MR: So where do you think Kiffin ends up? Will any school take a flyer on him and hope that the bravado and headlines are enough to make a reeling team relevant? Or is his star so faded that he won't get another shot and he'll end up as an offensive coordinator in the NFL again (where we know failed coaches get put through the bath and sold off as certified pre-owned football minds)?

ZE: I don't see Kiffin landing another big-time head-coaching gig any time soon, at least until he's proven himself. I'd be interested to see if a school along the lines of UConn, or some place like that, takes a shot on him. Despite his USC struggles, he would still provide an immediate spark from day one. Now, does Kiffin lower himself to the level of a smaller head-coaching gig? Or does he do what you suggest and go the offensive coordinator route, perhaps in the NFL? Either way, I don't think he's unemployed at the start of next season. What's your guess?

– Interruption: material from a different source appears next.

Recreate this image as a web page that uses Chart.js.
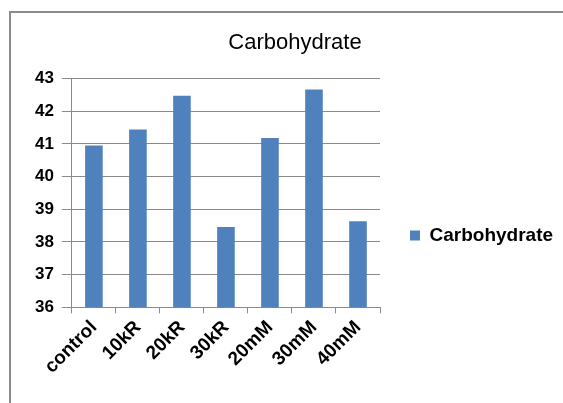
<!DOCTYPE html>
<html>
<head>
<meta charset="utf-8">
<script src="https://cdn.jsdelivr.net/npm/chart.js@4"></script>
<style>
  html, body { margin: 0; padding: 0; background: #fff; }
  #wrap { width: 563px; height: 403px; }
</style>
</head>
<body>
<div id="wrap"><canvas id="chart" width="563" height="403"></canvas></div>
<script>
const categories = ['control', '10kR', '20kR', '30kR', '20mM', '30mM', '40mM'];
const carbohydrate = [40.95, 41.44, 42.47, 38.46, 41.18, 42.66, 38.63];
const yTicks = [36, 37, 38, 39, 40, 41, 42, 43];

// grey frame round the chart, like the Excel chart border
const frame = {
    id: 'frame',
    beforeDraw(chart) {
        const ctx = chart.ctx;
        ctx.save();
        ctx.fillStyle = '#fff';
        ctx.fillRect(0, 0, chart.width, chart.height);
        ctx.strokeStyle = '#8c8c8c';
        ctx.lineWidth = 2;
        ctx.strokeRect(10, 12, 700, 600);
        ctx.restore();
    }
};

// the legend box is capped at a quarter of the width; give it the room it had in Excel
const legendRoom = {
    id: 'legendRoom',
    afterInit(chart) {
        const legend = chart.legend;
        const fit = legend.fit;
        legend.fit = function () {
            fit.call(this);
            if (!this.isHorizontal()) this.width = 183;
        };
    }
};

const ctx = document.getElementById('chart').getContext('2d');
new Chart(ctx, {
    type: 'bar',
    data: {
        labels: categories,
        datasets: [{
            label: 'Carbohydrate',
            data: carbohydrate,
            backgroundColor: '#4F81BD',
            borderWidth: 0,
            barPercentage: 0.4,
            categoryPercentage: 1
        }]
    },
    options: {
        responsive: false,
        animation: false,
        layout: { padding: { left: 27, right: 0, top: 20, bottom: 22 } },
        plugins: {
            title: {
                display: true,
                text: 'Carbohydrate',
                color: '#000',
                font: { family: 'Liberation Sans', size: 22, weight: 'normal' },
                padding: { top: 10, bottom: 22 }
            },
            legend: {
                position: 'right',
                // empty title only pushes the single entry down to where Excel put it
                title: { display: true, text: ' ', font: { size: 10 }, padding: { top: 0, bottom: 58 } },
                labels: {
                    boxWidth: 10,
                    boxHeight: 10,
                    padding: 30,
                    color: '#000',
                    font: { family: 'Liberation Sans', size: 19, weight: 'bold' }
                }
            },
            tooltip: { enabled: false }
        },
        scales: {
            x: {
                grid: { drawOnChartArea: false, drawTicks: true, tickLength: 6, color: '#8a8a8a' },
                border: { color: '#8a8a8a' },
                ticks: {
                    minRotation: 45,
                    maxRotation: 45,
                    color: '#000',
                    font: { family: 'Liberation Sans', size: 19, weight: 'bold' }
                }
            },
            y: {
                min: 36,
                max: 43,
                afterBuildTicks(axis) { axis.ticks = yTicks.map(v => ({ value: v })); },
                grid: { color: '#8a8a8a', tickLength: 10 },
                border: { color: '#8a8a8a' },
                ticks: {
                    padding: 8,
                    color: '#000',
                    font: { family: 'Liberation Sans', size: 17, weight: 'bold' }
                }
            }
        }
    },
    plugins: [frame, legendRoom]
});
</script>
</body>
</html>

MR: My guess would be the NFL. He seems more comfortable there and more suited to that lifestyle. Plus, no matter how unsuccessful someone is in the NFL, it seems like experience, a good agent and good connections can land a candidate a job. See: Brad Childress, Pat Shurmur, Josh McDaniels, Bill Callahan, Todd Haley etc. The thing working the most in Kiffin's favor -- aside from pedigree -- is his age. For a long time, he's going to be thought of as a guy who is young enough to suddenly have the light come on, like a former first-round pick who keeps getting deals. I guess my big question is: Why does this happen? Why is football as a whole so quick to keep a guy around if he isn't successful? If an accountant burns bridges, alienates the people around him, frustrates the other workers and gets a reputation in shady dealings, that person probably isn't going to be an accountant for very long, right? It might be time for him to take up a new profession. Instead, Kiffin will draw paychecks for as long as he wants to work in football based solely on the fact he has coached before.

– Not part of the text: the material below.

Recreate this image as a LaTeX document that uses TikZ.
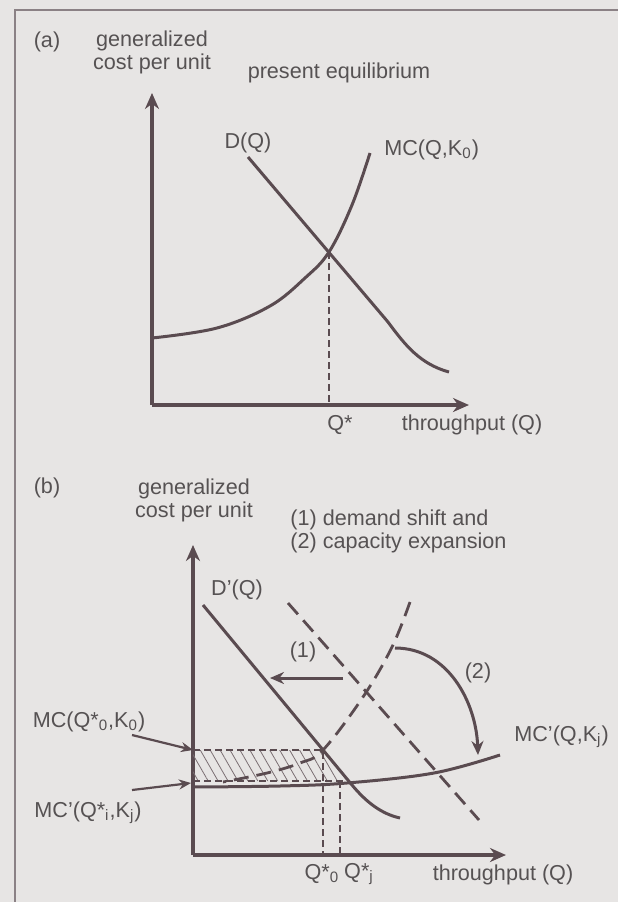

ZE: I think most unsuccessful coaches will point to the few successes they have had, and even Kiffin had a few. He went 8-5 in his first season with USC and 10-2 in his second -- albeit with most of Carroll's players -- and he has proven to be a relentless recruiter during his time in college. As much as folks want to pile on Kiffin, much of the blame should fall on the schools that hire him. Somehow, Kiffin is able to sell himself to programs like Tennessee and USC, and somehow things worked out in his favor, at least up until now. When the Vols hired him, he was fresh off a failing tenure with the Oakland Raiders. Can he make the same turnaround this time? Somehow I doubt it. Because the perception of Kiffin is so negative across college football, I don't see how he lands a big-time job again before proving himself in a smaller role. But so many schools are so desperate to make that next home-run hire, you never know what will happen.

MR: USA Today's Dan Wolken mentioned a quote from Coastal Carolina head coach Joe Moglia, a former CEO who was trying to break into head coaching. "The vast majority of athletic directors and presidents are good guys, they're smart guys, they care," Moglia said. "But do they truly understand risk-reward? No. The best decisions I made in my career were decisions on people -- what are the skill sets required for success? I think what you'd find is I don't just have the skill sets, I have tremendous competitive advantages." I think you hit it right on the head. The people in charge of making the decisions are the ones at fault. The coaches ultimately have a job to do, but no one's going to begrudge them for saying yes to a paycheck, the same way no one's going to get mad at a kid for accepting a scholarship at Duke even if he's maybe just a mid-major player. Talent evaluation is critical, as is knowing the risks when you're hiring a person. So when a school like USC goes out and hires and Andy Enfield for its basketball program, you hope it did its homework. And whoever the Trojans go after post-Kiffin will raise the same questions.

ZE: Bingo. Every hire is a risk to some degree, but unproven hires in particular are the ultimate risk-reward. And thus far in Kiffin's career, he's failed in one season of true adversity. He absolutely needed to win in the 2013 campaign, and he couldn't get it done. Perhaps the "potential" that got him all of his jobs has actually run out.